As I stretched out on the balcony of Room 641 and breathed the perfume of pikake blossoms, relaxation threatened. I knew that the easy warmth of Hawaii was taking hold. This enveloping sense of peace does not grab me in cold climates nor in world capitals, much as I love them both.

There is exhilaration in tough travel, but not the kind of peace that is like floating in a clear, safe pool. This blissful concept of holiday is reason enough to go to the Big Island, which happens to be my favorite among the Hawaiian contenders.

Still, the chance for adventure abounds. I took a four-wheel-drive trip to the oxygen-thin summit of Mauna Kea. I bounced over the sea in a rubber boat to go snorkeling in Kealakekua Bay, where a monument honors the explorer Capt. James Cook, who was killed there. I drove around the island to see the gash of lava erupting from the hissing volcano called Kilauea. I declined helicopters and horseback.

But after each exploration, as I settled back into the breezy comfort of the Mauna Lani, I wondered why I had left at all.
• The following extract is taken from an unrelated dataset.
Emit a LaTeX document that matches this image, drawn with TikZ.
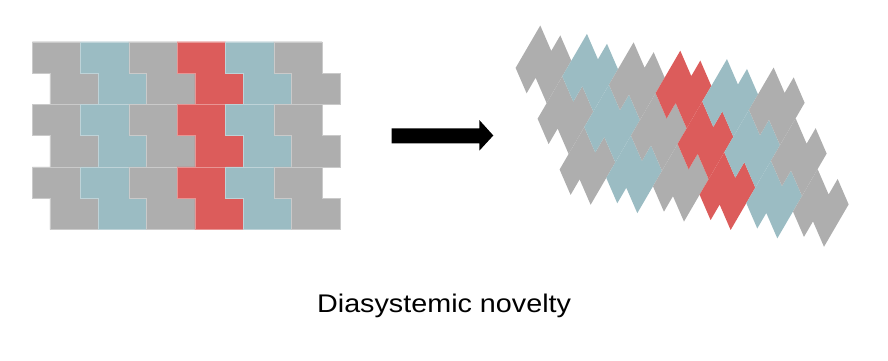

I would ponder this madness for minutes before falling asleep with a smile.

The crescent of land and sea that is the Mauna Lani is rich in Hawaiian history. King Kamehameha the Great had his royal fish ponds along these shores when the place was called Kalahuipuaa. Shaded by palm groves and home to flashing mullet and milkfish, the ponds remain at the heart of the area's watery charm.

I wandered among them one morning, admiring the ingenious maze of rocks and wooden gates that link spring-fed ponds and sea. The ponds cover 15 acres, a remnant of what was said to have been one enormous 600-acre fishpond. A pebbly trail leads from the resort's swimming pools and gardens to the hushed and ancient sites.
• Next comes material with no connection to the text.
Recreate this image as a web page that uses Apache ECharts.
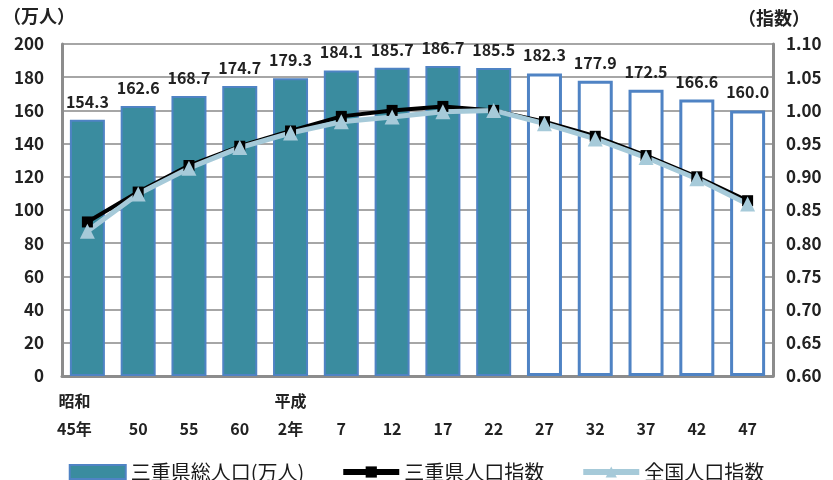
<!DOCTYPE html>
<html>
<head>
<meta charset="utf-8">
<script src="https://cdn.jsdelivr.net/npm/echarts@6/dist/echarts.min.js"></script>
<style>
  html, body { margin: 0; padding: 0; background: #fff; }
  #main { width: 833px; height: 480px; }
</style>
</head>
<body>
<div id="main"></div>
<script>
// 年次（昭和45年〜平成47年）
var years = ['昭和\n45年', '\n50', '\n55', '\n60', '平成\n2年', '\n7', '\n12', '\n17', '\n22', '\n27', '\n32', '\n37', '\n42', '\n47']
// 三重県総人口（万人）
var population = [154.3, 162.6, 168.7, 174.7, 179.3, 184.1, 185.7, 186.7, 185.5, 182.3, 177.9, 172.5, 166.6, 160.0]
// 三重県人口指数
var mieIndex = [0.832, 0.877, 0.917, 0.946, 0.969, 0.991, 1.000, 1.006, 1.000, 0.983, 0.961, 0.932, 0.900, 0.864]
// 全国人口指数
var japanIndex = [0.818, 0.874, 0.913, 0.944, 0.966, 0.983, 0.990, 0.998, 1.000, 0.980, 0.957, 0.929, 0.897, 0.859]
// 推計値の開始位置（平成27年〜）
var projectionStart = 9

var leftTicks = { min: 0, max: 200, interval: 20 }
var rightTicks = { min: 0.6, max: 1.1, interval: 0.05 }

var font = "'Noto Sans CJK JP', sans-serif"
var barFill = '#3a8c9f'
var barBorder = '#4f83c4'
var lightBlue = '#a6cad9'

var chart = echarts.init(document.getElementById('main'))

var barData = population.map(function (v, i) {
  if (i >= projectionStart) {
    return { value: v, itemStyle: { color: '#ffffff', borderColor: barBorder, borderWidth: 3 } }
  }
  return { value: v, itemStyle: { color: barFill, borderColor: barBorder, borderWidth: 2 } }
})

// 先頭ラベルだけ少し左寄せ
var xData = years.map(function (y, i) {
  if (i === 0) return { value: y, textStyle: { padding: [0, 26, 0, 0] } }
  return y
})

var option = {
  animation: false,
  textStyle: { fontFamily: font },
  grid: { left: 62, right: 60, top: 44, bottom: 104 },
  graphic: [
    { type: 'text', left: 3, top: 7, style: { text: '（万人）', font: 'bold 18px ' + font, fill: '#222' } },
    { type: 'text', left: 738, top: 9, style: { text: '（指数）', font: 'bold 18px ' + font, fill: '#222' } }
  ],
  legend: {
    top: 457,
    left: 'center',
    itemWidth: 56,
    itemHeight: 14,
    itemGap: 36,
    textStyle: { fontSize: 20, color: '#1a1a1a', fontFamily: font },
    data: [
      { name: '三重県総人口(万人)', icon: 'rect' },
      { name: '三重県人口指数', lineStyle: { width: 6 } },
      { name: '全国人口指数', lineStyle: { width: 6 } }
    ]
  },
  xAxis: {
    type: 'category',
    data: xData,
    axisTick: { show: false },
    axisLine: { lineStyle: { color: '#8c8c8c', width: 3 } },
    axisLabel: {
      color: '#222',
      fontSize: 16,
      fontWeight: 'bold',
      lineHeight: 28,
      margin: 11,
      interval: 0
    }
  },
  yAxis: [
    {
      type: 'value',
      min: leftTicks.min,
      max: leftTicks.max,
      interval: leftTicks.interval,
      axisLine: { show: true, lineStyle: { color: '#8c8c8c', width: 3 } },
      axisTick: { show: false },
      axisLabel: { color: '#222', fontSize: 17, fontWeight: 'bold', margin: 18 },
      splitLine: { lineStyle: { color: '#a6a6a6', width: 2 } }
    },
    {
      type: 'value',
      min: rightTicks.min,
      max: rightTicks.max,
      interval: rightTicks.interval,
      position: 'right',
      axisLine: { show: true, lineStyle: { color: '#8c8c8c', width: 3 } },
      axisTick: { show: false },
      axisLabel: {
        color: '#222', fontSize: 17, fontWeight: 'bold', margin: 13,
        formatter: function (v) { return v.toFixed(2) }
      },
      splitLine: { show: false }
    }
  ],
  series: [
    {
      name: '三重県総人口(万人)',
      type: 'bar',
      yAxisIndex: 0,
      barWidth: 35,
      itemStyle: { color: barFill, borderColor: barBorder, borderWidth: 2 },
      label: {
        show: true,
        position: 'top',
        distance: 10,
        color: '#222',
        fontSize: 16,
        fontWeight: 'bold',
        formatter: function (p) { return p.value.toFixed(1) }
      },
      data: barData
    },
    {
      name: '三重県人口指数',
      type: 'line',
      yAxisIndex: 1,
      symbol: 'rect',
      symbolSize: 11,
      lineStyle: { color: '#000', width: 4 },
      itemStyle: { color: '#000' },
      data: mieIndex
    },
    {
      name: '全国人口指数',
      type: 'line',
      yAxisIndex: 1,
      symbol: 'triangle',
      symbolSize: 15,
      lineStyle: { color: lightBlue, width: 5 },
      itemStyle: { color: lightBlue },
      data: japanIndex
    }
  ]
}

chart.setOption(option)
</script>
</body>
</html>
It is not a walk for a tenderfoot to make when wearing thong sandals. Lava shards are sharp. I was grateful for canvas espadrilles.
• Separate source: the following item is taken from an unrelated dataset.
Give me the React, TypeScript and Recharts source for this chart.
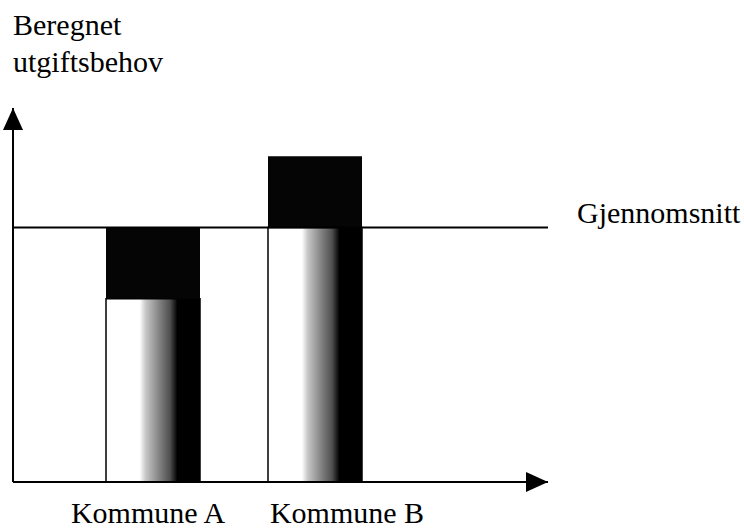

It was not far from there at sundown that I watched a Hawaiian woman in a sarong of tapa cloth walk to the top of a dune. Her hair was long and lustrous. She wore a lei of ti leaves. As the sun slipped into the sea she chanted an old farewell. And then she disappeared. That night I dined at the Canoe House restaurant, where spicy and original recipes rely on local fish, and vegetables and salad greens come from the Waipio Valley.

I have zesty memories of Alapoki soup with chicken, avocado and taro chips, and of hors d'oeuvres, or pupus , such as wok-fried lilikoi shrimp, ono kokoda with cucumber and lime, and crisp fern shoots. I skipped the sushi on general principles--I prefer that my fish be poached, grilled, barbecued or, in some fashion, cooked. But I did drink the wine. And I did drink the water.